# SHORT PROBLEM
Carry none of the pictures over; write out the complete data exactly.

# GIVEN DATA

<<<<

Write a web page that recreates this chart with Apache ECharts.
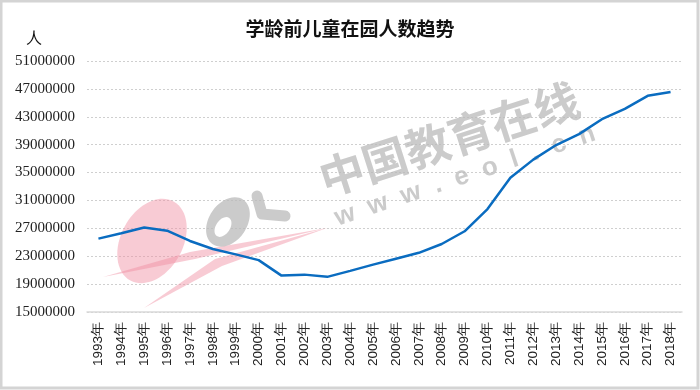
<!DOCTYPE html>
<html><head><meta charset="utf-8">
<script src="https://cdn.jsdelivr.net/npm/echarts@6/dist/echarts.min.js"></script>
<style>html,body{margin:0;padding:0;background:#fff}#c{width:700px;height:390px}</style>
</head><body><div id="c"></div>
<script>
const titleText = "学龄前儿童在园人数趋势";
const unitText = "人";
const years = ["1993年","1994年","1995年","1996年","1997年","1998年","1999年","2000年","2001年","2002年","2003年","2004年","2005年","2006年","2007年","2008年","2009年","2010年","2011年","2012年","2013年","2014年","2015年","2016年","2017年","2018年"];
const children = [25525400,26302600,27112300,26663200,25189600,24030300,23262600,22441800,20218400,20360200,20039100,20894000,21790300,22638500,23488300,24749600,26578100,29766700,34244500,36857600,38946900,40507100,42648300,44138600,46001400,46564200];
const yMin = 15000000, yMax = 51000000, yStep = 4000000;

const chart = echarts.init(document.getElementById('c'), null, {renderer:'canvas'});
const wmGray = 'rgba(185,185,185,0.75)';
const wmPink = 'rgba(240,140,160,0.45)';
chart.setOption({
  backgroundColor:'#fff',
  animation:false,
  title:{text:titleText,left:'center',top:14,textStyle:{fontFamily:'"Noto Sans CJK SC"',fontWeight:'bold',fontSize:19,color:'#111'}},
  grid:{left:87,right:18,top:61,bottom:78,containLabel:false},
  xAxis:{type:'category',data:years,boundaryGap:true,
    axisLine:{lineStyle:{color:'#d9d9d9',width:1.5}},
    axisTick:{show:false},
    axisLabel:{rotate:90,margin:10,interval:0,fontFamily:'"Liberation Sans", Arial',fontSize:13.5,color:'#222'}},
  yAxis:{type:'value',min:yMin,max:yMax,interval:yStep,
    axisLine:{show:false},axisTick:{show:false},
    splitLine:{lineStyle:{color:'#cfcfcf',type:[2,2],width:1}},
    axisLabel:{margin:12,formatter:v=>String(v),fontFamily:'"Liberation Serif", "Times New Roman"',fontSize:15,color:'#222'}},
  graphic:[
    {type:'rect',z:100,shape:{x:1,y:1,width:697,height:387},style:{fill:'none',stroke:'#d4d4d4',lineWidth:3},silent:true},
    {type:'text',left:26,top:30,style:{text:unitText,font:'16px "Noto Sans CJK SC"',fill:'#111'}},
    {type:'ellipse',z:1,x:152,y:241,rotation:-0.5,shape:{cx:0,cy:0,rx:31,ry:45},style:{fill:wmPink},silent:true},
    {type:'polygon',z:1,shape:{points:[[103,277],[190,252],[327,228],[195,259]]},style:{fill:wmPink},silent:true},
    {type:'polygon',z:1,shape:{points:[[144,308],[215,259],[327,228],[222,266]]},style:{fill:wmPink},silent:true},
    {type:'ellipse',z:1,x:228,y:222,rotation:-0.6,shape:{cx:0,cy:0,rx:19,ry:27},style:{fill:wmGray},silent:true},
    {type:'ellipse',z:1,x:223,y:227,rotation:-0.6,shape:{cx:0,cy:0,rx:7,ry:11},style:{fill:'#fff'},silent:true},
    {type:'polyline',z:1,shape:{points:[[257,196],[262,214],[285,216]]},style:{stroke:wmGray,lineWidth:11,lineCap:'round',lineJoin:'round',fill:'none'},silent:true},
    {type:'text',z:1,x:449,y:139,rotation:0.31,style:{text:'中国教育在线',font:'bold 45px "Noto Sans CJK SC"',fill:wmGray,align:'center',verticalAlign:'middle'},silent:true},
    {type:'text',z:1,x:465,y:176,rotation:0.32,style:{text:'w  w  w  .  e  o  l  .  c  n',font:'bold 26px "Liberation Sans"',fill:wmGray,align:'center',verticalAlign:'middle'},silent:true}
  ],
  series:[{type:'line',data:children,showSymbol:false,symbol:'none',smooth:false,z:5,
    lineStyle:{color:'#0a6cc0',width:2.5}}]
});
</script></body></html>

>>>>

# REPLY
Write a web page that recreates this chart with Apache ECharts.
<!DOCTYPE html>
<html><head><meta charset="utf-8">
<script src="https://cdn.jsdelivr.net/npm/echarts@6/dist/echarts.min.js"></script>
<style>html,body{margin:0;padding:0;background:#fff}#c{width:700px;height:390px}</style>
</head><body><div id="c"></div>
<script>
const titleText = "学龄前儿童在园人数趋势";
const unitText = "人";
const years = ["1993年","1994年","1995年","1996年","1997年","1998年","1999年","2000年","2001年","2002年","2003年","2004年","2005年","2006年","2007年","2008年","2009年","2010年","2011年","2012年","2013年","2014年","2015年","2016年","2017年","2018年"];
const children = [25525400,26302600,27112300,26663200,25189600,24030300,23262600,22441800,20218400,20360200,20039100,20894000,21790300,22638500,23488300,24749600,26578100,29766700,34244500,36857600,38946900,40507100,42648300,44138600,46001400,46564200];
const yMin = 15000000, yMax = 51000000, yStep = 4000000;

const chart = echarts.init(document.getElementById('c'), null, {renderer:'canvas'});
const wmGray = 'rgba(185,185,185,0.75)';
const wmPink = 'rgba(240,140,160,0.45)';
chart.setOption({
  backgroundColor:'#fff',
  animation:false,
  title:{text:titleText,left:'center',top:14,textStyle:{fontFamily:'"Noto Sans CJK SC"',fontWeight:'bold',fontSize:19,color:'#111'}},
  grid:{left:87,right:18,top:61,bottom:78,containLabel:false},
  xAxis:{type:'category',data:years,boundaryGap:true,
    axisLine:{lineStyle:{color:'#d9d9d9',width:1.5}},
    axisTick:{show:false},
    axisLabel:{rotate:90,margin:10,interval:0,fontFamily:'"Liberation Sans", Arial',fontSize:13.5,color:'#222'}},
  yAxis:{type:'value',min:yMin,max:yMax,interval:yStep,
    axisLine:{show:false},axisTick:{show:false},
    splitLine:{lineStyle:{color:'#cfcfcf',type:[2,2],width:1}},
    axisLabel:{margin:12,formatter:v=>String(v),fontFamily:'"Liberation Serif", "Times New Roman"',fontSize:15,color:'#222'}},
  graphic:[
    {type:'rect',z:100,shape:{x:1,y:1,width:697,height:387},style:{fill:'none',stroke:'#d4d4d4',lineWidth:3},silent:true},
    {type:'text',left:26,top:30,style:{text:unitText,font:'16px "Noto Sans CJK SC"',fill:'#111'}},
    {type:'ellipse',z:1,x:152,y:241,rotation:-0.5,shape:{cx:0,cy:0,rx:31,ry:45},style:{fill:wmPink},silent:true},
    {type:'polygon',z:1,shape:{points:[[103,277],[190,252],[327,228],[195,259]]},style:{fill:wmPink},silent:true},
    {type:'polygon',z:1,shape:{points:[[144,308],[215,259],[327,228],[222,266]]},style:{fill:wmPink},silent:true},
    {type:'ellipse',z:1,x:228,y:222,rotation:-0.6,shape:{cx:0,cy:0,rx:19,ry:27},style:{fill:wmGray},silent:true},
    {type:'ellipse',z:1,x:223,y:227,rotation:-0.6,shape:{cx:0,cy:0,rx:7,ry:11},style:{fill:'#fff'},silent:true},
    {type:'polyline',z:1,shape:{points:[[257,196],[262,214],[285,216]]},style:{stroke:wmGray,lineWidth:11,lineCap:'round',lineJoin:'round',fill:'none'},silent:true},
    {type:'text',z:1,x:449,y:139,rotation:0.31,style:{text:'中国教育在线',font:'bold 45px "Noto Sans CJK SC"',fill:wmGray,align:'center',verticalAlign:'middle'},silent:true},
    {type:'text',z:1,x:465,y:176,rotation:0.32,style:{text:'w  w  w  .  e  o  l  .  c  n',font:'bold 26px "Liberation Sans"',fill:wmGray,align:'center',verticalAlign:'middle'},silent:true}
  ],
  series:[{type:'line',data:children,showSymbol:false,symbol:'none',smooth:false,z:5,
    lineStyle:{color:'#0a6cc0',width:2.5}}]
});
</script></body></html>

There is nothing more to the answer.